Partha should be aware of Kitti that he can get bail at anytime and kill Partha for loving her. Knowing about Kitti, Partha wants to win her heart at any cost. Partha tells his love towards Nimmi and states that he loves her sincerely. Nimmi also starts to love him. Kitti is bailed and released by his brother. He goes to Nirmala's house to arrange a marriage with Nimmi on the next day to keep away Partha from her. Kitti goes to Partha's home and warns his family that if he again interfere in Nimmi's matters he surely kill him. Enraged Partha goes to Kitti's house and challenges to Balram that he will save Nimmi before their marriage. Kitti brutally thrashed Partha and throw away him in a drainage. On the occasion of their marriage, Partha comes and tharshes all the goons including Kitti and Balram where the duo brothers hit Partha brutally. Furious Partha beats them and tells to Balram "no one can live peacefully including your family members if you are labelled as Rowdy or Goonda, which will remain forever". Both Balram and Kitti feels guilt ridden from Partha's words and they leaves Nimmi to live with Partha.

== Production ==
The film began production in December 2002 and marked the second collaboration of Sudeep and Om Prakash Rao after Huchcha (2001). Model Hardeep from Mumbai and Anupama Kumar made their debut with this film. This film's plot was adapted from Tamil movie Run (2002) and also had made some changes in this story for the taste of Kannada audience. The film is based on a true event that happened in Ramanagara. A bullock cart race involving 250 bullock carts was shot in Yenagi. In an interview with Deccan Herald, director Rao gave some plot details of the film. He said, "Two rowdy brothers fall for a beautiful girl and much against the girl's wishes the younger brother marries her. That is when Partha enters the scene. Feeling sorry for the girl's plight he takes it upon himself to teach the rowdy brothers a lesson and save the girl from the unhappy marriage she's forcibly in." When asked if the titular character has anything to do with his namesake Arjuna from the Hindu epic Mahabharata, he stated, "Well! It's for you to decide."

==Soundtrack==

The film features background score and soundtrack composed by Gurukiran and lyrics by Kaviraj and V. Nagendra Prasad.

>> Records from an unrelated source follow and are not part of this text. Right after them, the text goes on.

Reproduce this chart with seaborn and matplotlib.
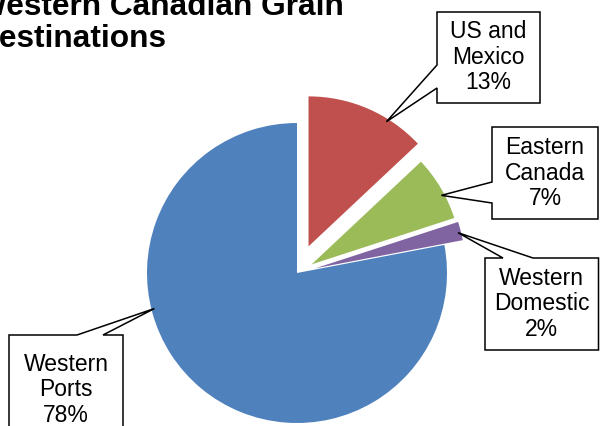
import seaborn as sns
import matplotlib.pyplot as plt
from matplotlib.patches import Polygon
import numpy as np

# Данные диаграммы
categories = ["US and\nMexico", "Eastern\nCanada", "Western\nDomestic", "Western\nPorts"]
shares = [13, 7, 2, 78]
colors = ["#C0504D", "#9BBB59", "#8064A2", "#4F81BD"]

sns.set_style("white")
plt.rcParams["font.family"] = ["Liberation Sans", "DejaVu Sans"]
plt.rcParams["text.color"] = "black"

W, H = 600, 426
fig = plt.figure(figsize=(6, 4.26), dpi=100)
ax = fig.add_axes([0, 0, 1, 1])

# Круговая диаграмма (координаты осей = пиксели картинки)
R = 150
explode = [29, 17, 19, 0]
wedges, _ = ax.pie(shares, colors=sns.color_palette(colors), explode=explode,
                   startangle=90, counterclock=False, radius=R,
                   center=(297, H - 273), wedgeprops=dict(linewidth=0))
ax.set_xlim(0, W)
ax.set_ylim(0, H)
ax.set_aspect("equal")
ax.axis("off")

# Подписи-выноски: рамка (x0, y0, x1, y1) сверху вниз, вырез и угол острия
boxes = [(437, 12, 540, 103), (492, 127, 598, 219), (485, 258, 598.5, 350), (9, 335, 123, 440)]
notches = [("left", 65, 88), ("left", 182, 203), ("top", 503, 533), ("top", 77, 103)]
tip_angles = [58, 28, 14, 194]
text_y = [57, 173, 304, 390]

for w, cat, val, box, notch, ang, ty in zip(wedges, categories, shares, boxes, notches,
                                             tip_angles, text_y):
    cx, cy = w.center
    a = np.deg2rad(ang)
    tip = (cx + 0.98 * w.r * np.cos(a), cy + 0.98 * w.r * np.sin(a))
    x0, y0, x1, y1 = box
    y0, y1 = H - y0, H - y1
    side, p, q = notch
    if side == "left":
        pts = [(x0, y0), (x1, y0), (x1, y1), (x0, y1), (x0, H - q), tip, (x0, H - p)]
    else:
        pts = [(x0, y0), (p, y0), tip, (q, y0), (x1, y0), (x1, y1), (x0, y1)]
    ax.add_patch(Polygon(pts, closed=True, fc="white", ec="black", lw=1.1, zorder=3))
    ax.text((x0 + x1) / 2, H - ty, f"{cat}\n{val}%", ha="center", va="center",
            fontsize=16.5, linespacing=1.15, color="black", zorder=4)

# Заголовок (обрезан слева и сверху, как в оригинале)
ax.text(-23, H - 47, "Western Canadian Grain\nDestinations", fontsize=22.75,
        fontweight="bold", color="black", ha="left", va="baseline", linespacing=1.1)

plt.savefig("out.png", dpi=100)
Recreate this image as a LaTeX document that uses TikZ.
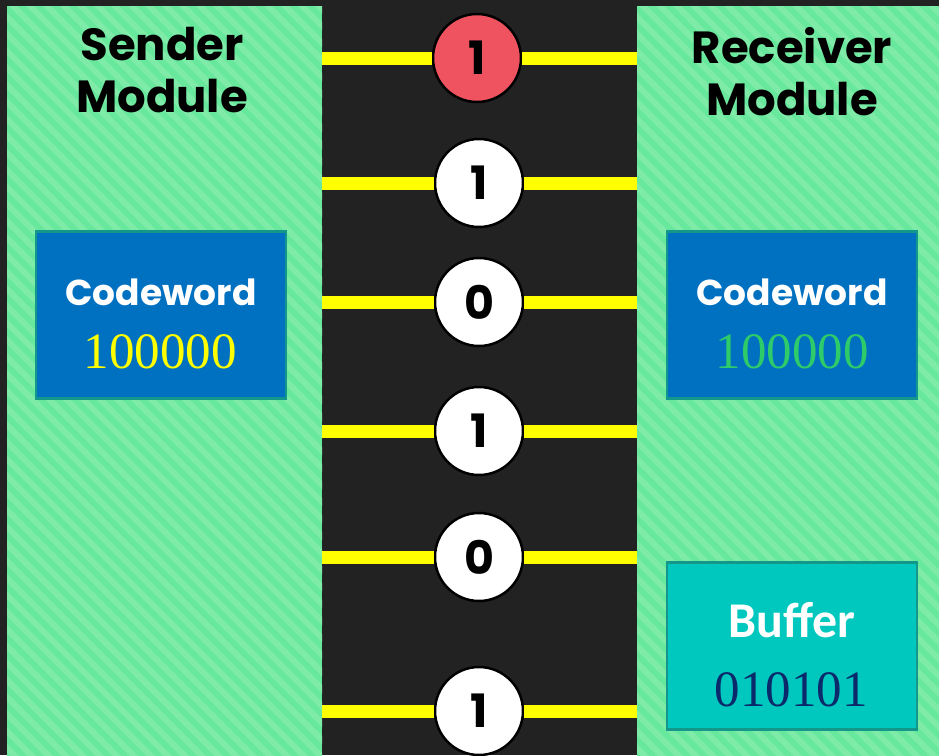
\documentclass[tikz,border=0pt]{standalone}
\usepackage{fontspec}
\newfontfamily\headfont{Poppins}
\newfontfamily\bufffont{Carlito}
\newfontfamily\bitfont{Liberation Serif}
\definecolor{bgdark}{HTML}{222222}
\definecolor{panelgreen}{HTML}{68E89C}
\definecolor{stripegreen}{HTML}{7EEBA8}
\definecolor{wireyellow}{HTML}{FFFF00}
\definecolor{flipred}{HTML}{EF5360}
\definecolor{cwblue}{HTML}{0070C0}
\definecolor{boxedge}{HTML}{12978A}
\definecolor{buffteal}{HTML}{00C8BE}
\definecolor{cwgreen}{HTML}{2DCB6A}
\definecolor{buffnavy}{HTML}{0B2A6B}
\begin{document}
\begin{tikzpicture}[x=1pt,y=-1pt,
		stripe/.style={draw=stripegreen,line width=6pt},
		bitwire/.style={draw=wireyellow,line width=13pt},
		bitnode/.style={circle,draw=black,line width=2.5pt,fill=white,minimum
				size=88pt,inner sep=0pt,font=\headfont\bfseries\fontsize{46}{46}\selectfont},
		flipbit/.style={bitnode,fill=flipred},
		infobox/.style={draw=boxedge,line width=2.5pt,minimum width=250pt,minimum
				height=167pt,inner sep=0pt},
		title/.style={align=center,inner sep=0pt,anchor=north,
				font=\headfont\bfseries\fontsize{45}{52}\selectfont},
		boxlabel/.style={anchor=base,inner sep=0pt,text=white,
				font=\headfont\bfseries\fontsize{36}{36}\selectfont},
		bitstring/.style={anchor=base,inner sep=0pt,font=\bitfont\fontsize{51}{51}\selectfont}]
	\useasboundingbox[fill=bgdark] (0,0) rectangle (939,755);

	% striped module panels
	\foreach \xa/\xb in {7/322,637/939}{
			\fill[panelgreen] (\xa,6) rectangle (\xb,770);
			\begin{scope}
				\clip (\xa,6) rectangle (\xb,770);
				\foreach \s in {-782,-765,...,330}
				\draw[stripe] (\xa+\s,0) -- ++(780,780);
			\end{scope}
		}

	\node[title] (sendtitle) at (162,27) {Sender\\Module};
	\node[title] (recvtitle) at (792,27) {Receiver\\Module};

	% boxes
	\node[infobox,fill=cwblue] (sendcw) at (161,315) {};
	\node[infobox,fill=cwblue] (recvcw) at (792,315) {};
	\node[infobox,fill=buffteal] (buffer) at (792,646) {};

	\node[boxlabel] (sendcwlabel) at (161,305) {Codeword};
	\node[bitstring,text=wireyellow] (sendcwbits) at (160,368) {100000};
	\node[boxlabel] (recvcwlabel) at (792,305) {Codeword};
	\node[bitstring,text=cwgreen] (recvcwbits) at (792,368) {100000};
	\node[boxlabel,font=\bufffont\bfseries\fontsize{50}{50}\selectfont]
	(bufferlabel) at (792,637) {Buffer};
	\node[bitstring,text=buffnavy] (bufferbits) at (791,706) {010101};

	% channel bits
	\foreach \y/\b [count=\i] in {58/1,183/1,302/0,431/1,557/0,711/1}{
			\coordinate (wl\i) at (322,\y);
			\coordinate (wr\i) at (637,\y);
			\ifnum\i=1
				\node[flipbit] (bit\i) at (477,\y) {\b};
			\else
				\node[bitnode] (bit\i) at (479,\y) {\b};
			\fi
			\draw[bitwire] (wl\i) -- (bit\i);
			\draw[bitwire] (bit\i) -- (wr\i);
		}
\end{tikzpicture}
\end{document}
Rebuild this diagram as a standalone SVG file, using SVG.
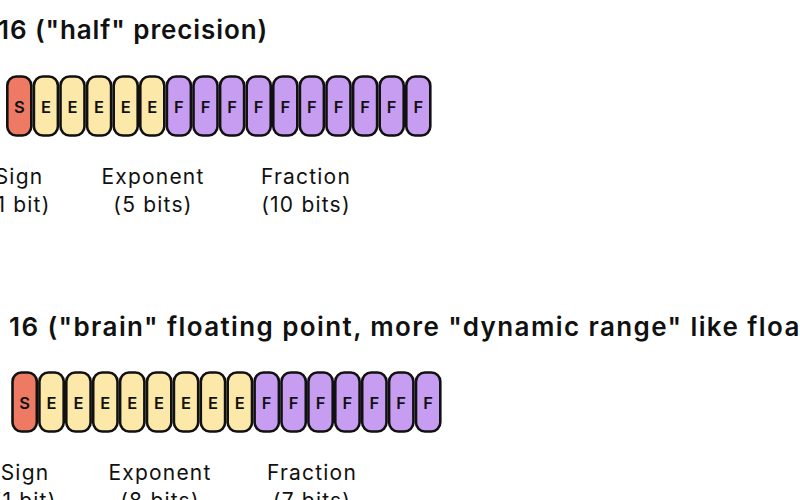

| No. | Song title | Singers | Lyrics |
|---|---|---|---|
| 1 | "O Nalle" | Hariharan | Kaviraj |
| 2 | "Sankranthi" | Shankar Mahadevan, Malgudi Subha | V. Nagendra Prasad |
| 3 | "Ee Preethi" | Rajesh Krishnan | Kaviraj |
| 4 | "Pyar De" | Mano, Shamitha Malnad, Gurukiran | Kaviraj |
| 5 | "Sona Sona" | Gurukiran, Lakshmi Nataraj | Kaviraj |

== Reception ==
A critic from indiainfo wrote that "The drawbacks of this film is that at points the film has been stretched unnecessarily, otherwise this film is a okay one and is good to watch once". A critic from Deccan Herald called the film an "action packed thriller".